In recent years, X-ray imaging detectors in combination with scintillator screens have been widely used in digital x-ray imaging applications. These indirect X-ray imaging detectors are incorporated in the combination of a TFT or CMOS back plane array with different scintillation screens such as typical CsI and GOS materials. Some detectors can be applied with different scintillators in order to optimize the sensitivity and spatial resolution for a dedicated application. The intensity and scattering of visible light generated in the scintillator layer of indirect conversion detector is primarily determined by the X-ray absorption efficiency and light conversion efficiency of the used material.
In this work, we have employed efficient Gd2O2S:Tb(GOS) scintillator film with high atomic number and different thickness for X-ray imaging detectors. A large-area image detector consists of CMOS array with a 204mm x 200mm active area with 2048x2000 pixel array and 100um pixel pitch. A mount of light generated by incident x-ray energy is rapidly scattered before it is sensed on photodiode arrays. Thick GOS screens, which are better at absorbing high-energy x-rays, show strong light blurring and can't be used for high-resolution imaging tasks.
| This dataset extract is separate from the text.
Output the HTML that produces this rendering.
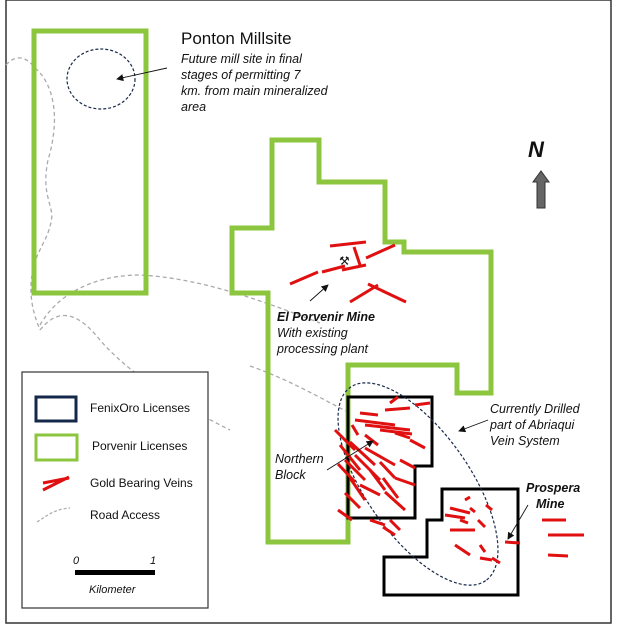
<!DOCTYPE html>
<html><head><meta charset="utf-8"><style>
html,body{margin:0;padding:0;background:#fff;}
svg{display:block;}
text{font-family:"Liberation Sans",sans-serif;}
</style></head><body>
<svg width="617" height="632" viewBox="0 0 617 632" xmlns="http://www.w3.org/2000/svg">
<rect x="0" y="0" width="617" height="632" fill="#fff"/>
<rect x="6" y="0" width="605" height="623" fill="none" stroke="#333" stroke-width="1.5"/>
<defs><marker id="ar" markerWidth="8" markerHeight="8" refX="7" refY="4" orient="auto"><path d="M0,0 L8,4 L0,8 z" fill="#111"/></marker></defs>
<!-- roads -->
<g fill="none" stroke="#aaa" stroke-width="1.3" stroke-dasharray="4,3">
<path d="M6,65 C15,55 25,55 35,68 C55,85 60,120 48,160 C42,190 50,200 52,215 C50,240 35,250 32,275 C28,300 36,320 40,330"/>
<path d="M40,325 C60,290 100,275 140,275 C200,278 260,300 320,323"/>
<path d="M40,330 C60,305 80,315 100,340 C130,375 180,405 230,430"/>
<path d="M250,366 C290,380 320,398 348,412"/>
</g>
<!-- green licenses -->
<g fill="none" stroke="#8cc63f" stroke-width="5">
<rect x="34" y="31" width="112" height="262"/>
<path d="M272,140 L319,140 L319,182 L385,182 L385,242 L404,242 L404,252 L491,252 L491,393 L457,393 L457,365 L348,365 L348,542 L268,542 L268,293 L232,293 L232,228 L272,228 Z"/>
</g>
<!-- black licenses -->
<g fill="none" stroke="#000" stroke-width="3">
<path d="M348,397 L432,397 L432,466 L415,466 L415,518 L348,518 Z"/>
<path d="M442,489 L518,489 L518,595 L384,595 L384,557 L427,557 L427,520 L442,520 Z"/>
</g>
<!-- ellipses -->
<ellipse cx="101" cy="79" rx="34" ry="30" fill="none" stroke="#1a2a4a" stroke-width="1.2" stroke-dasharray="3,2"/>
<ellipse cx="418" cy="484" rx="118" ry="52" transform="rotate(55 418 484)" fill="none" stroke="#1a2a4a" stroke-width="1.2" stroke-dasharray="3,2"/>
<!-- veins -->
<g stroke="#e01010" stroke-width="3" stroke-linecap="butt">
<line x1="330" y1="246" x2="366" y2="242"/><line x1="354" y1="247" x2="360" y2="265"/><line x1="342" y1="270" x2="366" y2="265"/>
<line x1="366" y1="258" x2="395" y2="245"/><line x1="290" y1="284" x2="318" y2="272"/><line x1="322" y1="272" x2="345" y2="266"/>
<line x1="350" y1="302" x2="378" y2="285"/><line x1="368" y1="284" x2="406" y2="302"/>
<line x1="360" y1="413" x2="378" y2="415"/><line x1="385" y1="410" x2="410" y2="408"/><line x1="415" y1="405" x2="430" y2="403"/>
<line x1="390" y1="403" x2="398" y2="397"/><line x1="355" y1="420" x2="395" y2="425"/><line x1="365" y1="425" x2="410" y2="430"/>
<line x1="380" y1="430" x2="412" y2="434"/><line x1="395" y1="433" x2="410" y2="438"/><line x1="352" y1="425" x2="358" y2="435"/>
<line x1="335" y1="430" x2="355" y2="450"/><line x1="340" y1="445" x2="360" y2="470"/><line x1="350" y1="442" x2="375" y2="465"/>
<line x1="345" y1="460" x2="365" y2="480"/><line x1="355" y1="455" x2="380" y2="480"/><line x1="365" y1="448" x2="395" y2="465"/>
<line x1="370" y1="470" x2="385" y2="490"/><line x1="380" y1="462" x2="395" y2="478"/><line x1="350" y1="478" x2="365" y2="500"/>
<line x1="360" y1="485" x2="380" y2="495"/><line x1="385" y1="492" x2="405" y2="510"/><line x1="395" y1="478" x2="415" y2="485"/>
<line x1="383" y1="478" x2="398" y2="498"/><line x1="400" y1="460" x2="415" y2="468"/><line x1="410" y1="440" x2="425" y2="448"/>
<line x1="365" y1="435" x2="378" y2="445"/><line x1="338" y1="464" x2="355" y2="482"/><line x1="345" y1="493" x2="360" y2="508"/>
<line x1="370" y1="520" x2="385" y2="525"/><line x1="383" y1="527" x2="395" y2="535"/><line x1="338" y1="510" x2="352" y2="520"/>
<line x1="390" y1="520" x2="400" y2="530"/><line x1="465" y1="500" x2="470" y2="497"/><line x1="450" y1="508" x2="470" y2="513"/>
<line x1="445" y1="515" x2="465" y2="518"/><line x1="470" y1="508" x2="475" y2="512"/><line x1="478" y1="520" x2="485" y2="527"/>
<line x1="450" y1="530" x2="475" y2="530"/><line x1="455" y1="545" x2="470" y2="555"/><line x1="480" y1="545" x2="485" y2="552"/>
<line x1="480" y1="558" x2="492" y2="560"/><line x1="492" y1="558" x2="500" y2="563"/><line x1="505" y1="542" x2="520" y2="543"/>
<line x1="542" y1="520" x2="566" y2="520"/><line x1="548" y1="535" x2="584" y2="535"/><line x1="548" y1="555" x2="568" y2="556"/>
<line x1="486" y1="505" x2="492" y2="510"/><line x1="460" y1="520" x2="468" y2="523"/>
</g>
<!-- mine symbol -->
<text x="339" y="265" font-size="12" fill="#111">⚒</text>
<!-- arrows -->
<g stroke="#111" stroke-width="0.9" fill="none" marker-end="url(#ar)">
<line x1="167" y1="68" x2="117" y2="79"/>
<line x1="310" y1="301" x2="328" y2="285"/>
<line x1="488" y1="420" x2="459" y2="431"/>
<line x1="327" y1="470" x2="373" y2="441"/>
<line x1="528" y1="505" x2="508" y2="539"/>
</g>
<!-- labels -->
<text x="181" y="44" font-size="17" fill="#111">Ponton Millsite</text>
<g font-size="12.5" font-style="italic" fill="#111">
<text x="181" y="63">Future mill site in final</text>
<text x="181" y="79">stages of permitting 7</text>
<text x="181" y="95">km. from main mineralized</text>
<text x="181" y="111">area</text>
<text x="277" y="321" font-weight="bold">El Porvenir Mine</text>
<text x="277" y="337">With existing</text>
<text x="277" y="353">processing plant</text>
<text x="490" y="413">Currently Drilled</text>
<text x="490" y="429">part of Abriaqui</text>
<text x="490" y="445">Vein System</text>
<text x="275" y="463">Northern</text>
<text x="275" y="479">Block</text>
<text x="526" y="492" font-weight="bold">Prospera</text>
<text x="536" y="508" font-weight="bold">Mine</text>
</g>
<!-- North -->
<text x="528" y="157" font-size="22" font-weight="bold" font-style="italic" fill="#111">N</text>
<path d="M537,208 L537,182 L533,182 L541,171 L549,182 L545,182 L545,208 Z" fill="#666" stroke="#333" stroke-width="1"/>
<!-- legend -->
<rect x="22" y="372" width="186" height="236" fill="#fff" stroke="#333" stroke-width="1.2"/>
<rect x="36" y="397" width="40" height="24" fill="none" stroke="#14284a" stroke-width="3"/>
<rect x="36" y="435" width="41" height="25" fill="none" stroke="#8cc63f" stroke-width="3"/>
<path d="M43,490 L69,477 M43,483 L69,478" stroke="#e01010" stroke-width="3"/>
<path d="M37,522 C48,515 55,509 70,508" stroke="#aaa" stroke-width="1.2" stroke-dasharray="3,2" fill="none"/>
<g font-size="12" fill="#111">
<text x="90" y="412">FenixOro Licenses</text>
<text x="92" y="450">Porvenir Licenses</text>
<text x="90" y="487">Gold Bearing Veins</text>
<text x="90" y="519">Road Access</text>
</g>
<g font-size="11" font-style="italic" fill="#111">
<text x="73" y="564">0</text>
<text x="150" y="564">1</text>
<text x="89" y="593">Kilometer</text>
</g>
<rect x="75" y="570" width="80" height="5" fill="#000"/>
</svg>
</body></html>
In order to solve this severe problem, different deblurring algorithms such as a simple deconvolution using the estimated PSF (point spread function) and special blind deconvolution were applied in indirect X-ray imaging detector and its imaging characterization and the effect in performance was also investigated.
The relative sensivity to X-ray dose, signal to noise ratio (SNR), and spatial resolution in terms of the modulation transfer function (MTF) of different scintillator screens were measured to analyzed the imaging performance. The experiment imaging characerization in accordance with dfferent debluring technique were compared and analyzed. The initial results demonstrated its ability to achieve a high-spatial resolution imaging under low X-ray exposure condition.